Young person using phone

The Foundation for Alcohol Research and Education (FARE) is partnering with The University of Queensland (UQ) for a three-year study to better understand how young people are targeted by alcohol companies via social media. 

Using novel computational and machine learning methods, researchers are collecting and analysing alcohol marketing from more than 480 alcohol pages on social media.

This research comes as investigations by Reset Australia found that Facebook tags children as interested in alcohol, approves alcohol advertisements targeted to children, and continues to harvest children’s data to target them with advertising. 

On average, advertising technology companies collect more than 72 million data points on a child before they reach the age of 13. 

UQ, Lead Chief Investigator, Associate Professor Nicholas Carah said the new study is using revolutionary technology to better understand the digital marketing practices of alcohol companies. 

“Digital marketing by alcohol companies is rapidly growing, particularly across social media platforms. A lot of this marketing is targeted at people based on their personal data, and we know young people are being exposed to alcohol advertising,” A/Prof Carah said. 

“Much of this is occurring out of sight, only being seen by those directly targeted and through content that is short-lived, making it extremely difficult to monitor harmful ads and predatory targeting.” 

“By revealing what’s behind the curtain and showing the hidden tactics used by alcohol marketers, we hope these insights provide the urgently needed evidence-base for understanding and effectively governing alcohol marketing in the digital age.” 

FARE Senior Policy and Research Advisor, Dr Aimee Brownbill, said that by spotlighting the predatory digital marketing tactics of alcohol companies we can put measures in place that protect the health and wellbeing of young people. 

“Young people are engaging with technology more than ever before, and they have the right to be able to explore, learn and connect online safely,” Dr Brownbill said. 

“In Australia, there are limited protections in place to prevent young people from predatory marketing practices in the digital world.

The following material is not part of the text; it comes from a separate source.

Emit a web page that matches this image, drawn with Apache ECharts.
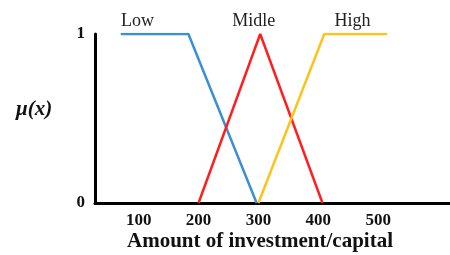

This study will help us to better understand the ways that alcohol companies target young people and measures that can be introduced to prevent this.” 

The project received $530,000 in funding with $265,000 from the Australian Research Centre. Initial findings will be published in early 2022. FARE and the University of Queensland will also work closely with co-investigators and partners Curtin University, Monash University, and Queensland University of Technology.